According to Jude Sunderland, an associate director at Human Rights Watch based in Italy, people are choosing to travel for a variety of reasons, including rising food prices and deteriorating conditions in their home countries.
Salvini’s first move was to close ports to a slew of nongovernmental organizations that sail around the Mediterranean attempting to rescue migrants from their flimsy boats. His decision resulted in protracted and dangerous standoffs in which boats carrying hundreds of migrants could not find a dock and sometimes spent weeks at sea while European countries negotiated how to divide passengers.
Meloni has also called for a “naval blockade” of the Mediterranean on numerous occasions. According to Meloni’s spokesman, such a move could only be led by Europe in collaboration with North African countries.
She has proposed that Italy, in collaboration with Europe, establish so-called hot spots outside the EU where would-be asylum seekers and refugees can be vetted, with only those who are approved gaining entry. Politicians on both the left and right have long discussed such ideas, but the obstacles are numerous: Few countries want to host such facilities, and the possibility of human rights violations is high. Britain is pursuing a similar plan to send asylum seekers to Rwanda, but its implementation has been hampered by legal challenges.

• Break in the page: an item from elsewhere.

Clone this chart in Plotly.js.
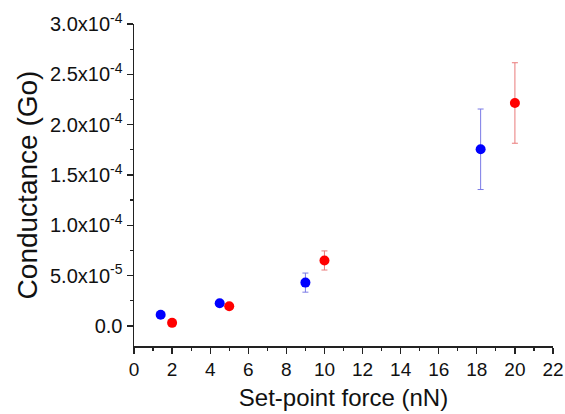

Several EU member states have taken significant steps in recent years to make it more difficult for undocumented immigrants to enter the bloc. Greece has been accused of intercepting migrants attempting to cross the border from Turkey and forcing them back into international waters. And, in a policy supported by both the left and the right, Italy has worked to strengthen and equip the Libyan coast guard in order to deter migrants attempting to cross the Mediterranean.